MIGUEL ESCUDERO-EL CORREO

Cuando iba a ver a mi madre, al llegar la época de exámenes finales y me tocaba corregir, me insistía: «Pórtate bien, hijo. Y acuérdate de cuando eras estudiante». Lo cierto es que ni he querido ser un profesor duro ni ser un ‘coladero’, sino ser consciente de mi responsabilidad. Después del confinamiento, hemos vuelto a convocar a los alumnos de forma presencial para que vieran corregidos sus problemas. Los profesores que dimos una asignatura nos reunimos en una sala, cada uno con su fajo de exámenes, y atendemos durante una hora a quien quiera ver el suyo. El profesor se debe precaver y no enzarzarse a discutir la nota puesta. A continuación, los estudiantes pueden solicitar, por vía telemática, la mejora de su nota. El profesor responde antes de 24 horas. No es habitual, pero podría haber otra revisión si se reclamase al jefe de Estudios.

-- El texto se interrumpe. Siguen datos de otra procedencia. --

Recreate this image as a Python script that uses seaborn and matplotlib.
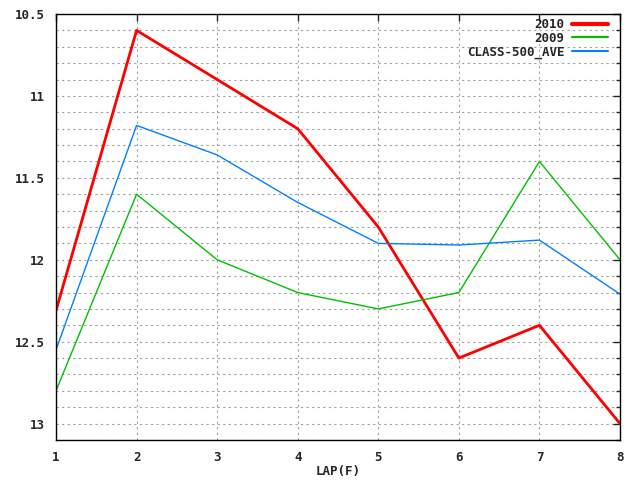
import numpy as np
import pandas as pd
import matplotlib
matplotlib.use("Agg")
import matplotlib.pyplot as plt
from matplotlib.ticker import MultipleLocator
import seaborn as sns

laps = [1, 2, 3, 4, 5, 6, 7, 8]
times_2010 = [12.31, 10.60, 10.90, 11.20, 11.80, 12.60, 12.40, 13.00]
times_2009 = [12.80, 11.60, 12.00, 12.20, 12.30, 12.20, 11.40, 12.00]
class_ave = [12.55, 11.18, 11.36, 11.65, 11.90, 11.91, 11.88, 12.21]

df = pd.DataFrame({
    "LAP": laps * 3,
    "time": times_2010 + times_2009 + class_ave,
    "series": ["2010"] * 8 + ["2009"] * 8 + ["CLASS-500_AVE"] * 8,
})

sns.set_style("white")
plt.rcParams["font.family"] = ["DejaVu Sans Mono", "DejaVu Sans"]
plt.rcParams["font.weight"] = "bold"

fig = plt.figure(figsize=(6.4, 4.8), dpi=100)
ax = fig.add_axes([56 / 640, 40 / 480, 564 / 640, 426 / 480])

palette = {"2010": "#ff0000", "2009": "#00c000", "CLASS-500_AVE": "#0080ff"}
sizes = {"2010": 2.0, "2009": 1.0, "CLASS-500_AVE": 1.0}
sns.lineplot(data=df, x="LAP", y="time", hue="series", palette=palette,
             size="series", sizes=sizes, ax=ax, legend=False)

for name in ["2010", "2009", "CLASS-500_AVE"]:
    ax.plot([], [], color=palette[name], lw=sizes[name] * 1.5, label=name)

ax.set_xlim(1, 8)
ax.set_ylim(13.1, 10.5)
ax.xaxis.set_major_locator(MultipleLocator(1))
ax.yaxis.set_minor_locator(MultipleLocator(0.1))
ax.set_yticks([10.5, 11, 11.5, 12, 12.5, 13])
ax.set_yticklabels(["10.5", "11", "11.5", "12", "12.5", "13"])

ax.grid(True, which="both", axis="y", color="#a0a0a0", linestyle=(0, (2, 3)), lw=0.8)
ax.grid(True, which="major", axis="x", color="#a0a0a0", linestyle=(0, (2, 3)), lw=0.8)
ax.tick_params(which="both", direction="in", top=True, right=True,
               length=5, width=1, labelsize=9, pad=8)
ax.tick_params(which="minor", length=3)
for s in ax.spines.values():
    s.set_color("black")
    s.set_linewidth(1)

ax.set_xlabel("LAP(F)", fontsize=9, fontweight="bold", labelpad=1)
ax.set_ylabel("")

leg = ax.legend(loc="upper right", bbox_to_anchor=(608 / 640, 1 - 18 / 480),
                bbox_transform=fig.transFigure, frameon=False, fontsize=9,
                handlelength=2.9, handletextpad=0.6, markerfirst=False,
                borderaxespad=0, borderpad=0, labelspacing=0.05)
for t in leg.get_texts():
    t.set_ha("right")

fig.savefig("out.png", dpi=100)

Suelo disfrutar dando clase, y procuro que sean provechosas para mis estudiantes. No me encanta corregir, pero hay que hacerlo lo mejor posible. En ocasiones, he debido subir la nota; no mucho más de un punto. En las revisiones, puedo observar la actitud de los examinandos. Como es natural, hay de todo en la viña del Señor: educados y correctos, displicentes y altaneros, pesados y marrulleros. Este junio se me presentó un muchacho que me soltó que venía «a ver si rasco algo», le agradecí sonriente su franqueza. Tenía un 2 de mi problema, no se lo bajé; aunque habría podido hacerlo en justicia.

Si bien nunca se debe engañar, siempre hay que evitar ser demoledor. A veces me da por imaginar el porvenir de mis estudiantes concretos, y cavilo en la repercusión de mi comportamiento con ellos.